* _What to do_
Pull out each line of the data that includes the word "chart".

## BEGIN Material supplied

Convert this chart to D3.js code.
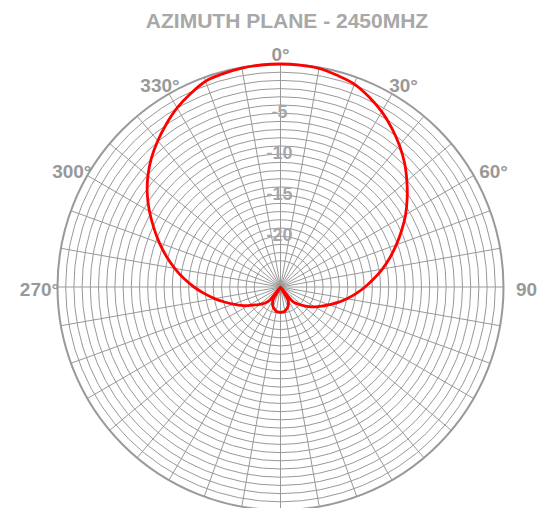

## END Material supplied
## BEGIN Material supplied

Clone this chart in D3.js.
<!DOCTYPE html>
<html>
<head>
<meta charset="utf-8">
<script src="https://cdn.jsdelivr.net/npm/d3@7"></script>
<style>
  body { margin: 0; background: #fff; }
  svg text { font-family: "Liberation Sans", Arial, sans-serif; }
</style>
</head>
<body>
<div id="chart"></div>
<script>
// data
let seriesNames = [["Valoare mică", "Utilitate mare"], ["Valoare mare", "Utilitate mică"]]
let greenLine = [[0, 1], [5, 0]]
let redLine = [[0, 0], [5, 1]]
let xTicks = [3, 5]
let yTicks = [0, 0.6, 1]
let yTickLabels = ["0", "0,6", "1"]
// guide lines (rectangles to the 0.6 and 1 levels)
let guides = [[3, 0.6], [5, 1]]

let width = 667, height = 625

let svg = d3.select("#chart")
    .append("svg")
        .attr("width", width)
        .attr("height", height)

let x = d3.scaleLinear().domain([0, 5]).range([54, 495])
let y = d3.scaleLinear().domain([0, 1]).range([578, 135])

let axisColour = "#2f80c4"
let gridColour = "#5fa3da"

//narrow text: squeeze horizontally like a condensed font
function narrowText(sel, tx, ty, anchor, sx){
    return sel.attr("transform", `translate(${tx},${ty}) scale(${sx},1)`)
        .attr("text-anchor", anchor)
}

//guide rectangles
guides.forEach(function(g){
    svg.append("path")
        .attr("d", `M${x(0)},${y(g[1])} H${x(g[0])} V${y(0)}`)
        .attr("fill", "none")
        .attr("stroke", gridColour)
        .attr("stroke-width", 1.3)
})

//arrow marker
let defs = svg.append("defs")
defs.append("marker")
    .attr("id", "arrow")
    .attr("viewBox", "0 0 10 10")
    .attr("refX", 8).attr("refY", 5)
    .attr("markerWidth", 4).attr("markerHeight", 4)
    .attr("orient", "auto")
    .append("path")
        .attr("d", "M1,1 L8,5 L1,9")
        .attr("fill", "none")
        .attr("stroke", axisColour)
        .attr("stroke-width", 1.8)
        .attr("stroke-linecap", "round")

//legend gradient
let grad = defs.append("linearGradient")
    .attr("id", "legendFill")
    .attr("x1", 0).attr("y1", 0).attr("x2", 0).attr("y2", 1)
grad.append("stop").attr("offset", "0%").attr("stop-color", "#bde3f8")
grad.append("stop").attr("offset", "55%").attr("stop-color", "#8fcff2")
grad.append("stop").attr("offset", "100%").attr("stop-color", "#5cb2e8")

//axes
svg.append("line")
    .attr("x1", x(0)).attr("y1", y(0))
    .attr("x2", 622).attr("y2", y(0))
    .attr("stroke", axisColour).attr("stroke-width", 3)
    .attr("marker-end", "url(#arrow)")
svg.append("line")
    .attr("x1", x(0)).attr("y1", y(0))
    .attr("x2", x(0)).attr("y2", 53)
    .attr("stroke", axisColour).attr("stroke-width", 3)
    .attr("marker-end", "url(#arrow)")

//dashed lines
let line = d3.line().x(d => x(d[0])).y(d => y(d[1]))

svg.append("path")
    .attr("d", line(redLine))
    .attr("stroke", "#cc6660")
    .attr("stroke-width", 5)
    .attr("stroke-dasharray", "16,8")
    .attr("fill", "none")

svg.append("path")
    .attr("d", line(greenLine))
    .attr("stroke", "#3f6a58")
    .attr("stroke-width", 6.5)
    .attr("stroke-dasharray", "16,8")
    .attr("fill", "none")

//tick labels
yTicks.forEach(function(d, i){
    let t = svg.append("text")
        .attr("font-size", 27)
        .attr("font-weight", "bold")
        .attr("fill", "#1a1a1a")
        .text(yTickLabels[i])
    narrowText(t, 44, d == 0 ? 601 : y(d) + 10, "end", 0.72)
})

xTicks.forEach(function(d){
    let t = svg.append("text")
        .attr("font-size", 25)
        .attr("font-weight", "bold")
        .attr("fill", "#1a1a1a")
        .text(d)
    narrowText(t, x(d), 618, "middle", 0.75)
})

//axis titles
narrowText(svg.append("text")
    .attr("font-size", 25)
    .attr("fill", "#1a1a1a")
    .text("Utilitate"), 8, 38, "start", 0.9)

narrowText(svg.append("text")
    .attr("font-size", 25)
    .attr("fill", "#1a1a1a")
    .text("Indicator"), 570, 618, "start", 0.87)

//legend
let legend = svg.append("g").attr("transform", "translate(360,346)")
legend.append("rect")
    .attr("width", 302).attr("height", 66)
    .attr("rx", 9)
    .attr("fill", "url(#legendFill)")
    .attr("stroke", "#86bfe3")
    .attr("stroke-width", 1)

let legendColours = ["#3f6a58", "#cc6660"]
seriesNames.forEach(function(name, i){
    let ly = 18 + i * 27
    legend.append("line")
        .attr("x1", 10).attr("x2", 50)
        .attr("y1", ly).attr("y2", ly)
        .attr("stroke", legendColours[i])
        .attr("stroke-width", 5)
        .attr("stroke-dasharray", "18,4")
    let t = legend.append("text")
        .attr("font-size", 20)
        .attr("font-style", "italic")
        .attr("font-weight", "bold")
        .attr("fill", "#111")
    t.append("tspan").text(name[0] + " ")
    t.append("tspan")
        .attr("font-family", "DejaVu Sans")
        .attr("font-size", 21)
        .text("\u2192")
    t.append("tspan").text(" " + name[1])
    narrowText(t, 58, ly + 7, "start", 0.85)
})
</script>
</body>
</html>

## END Material supplied

* _Exercise solution_
Convert this chart to D3.js code.
Clone this chart in D3.js.
<div id="chart"></div>
let svg = d3.select("#chart")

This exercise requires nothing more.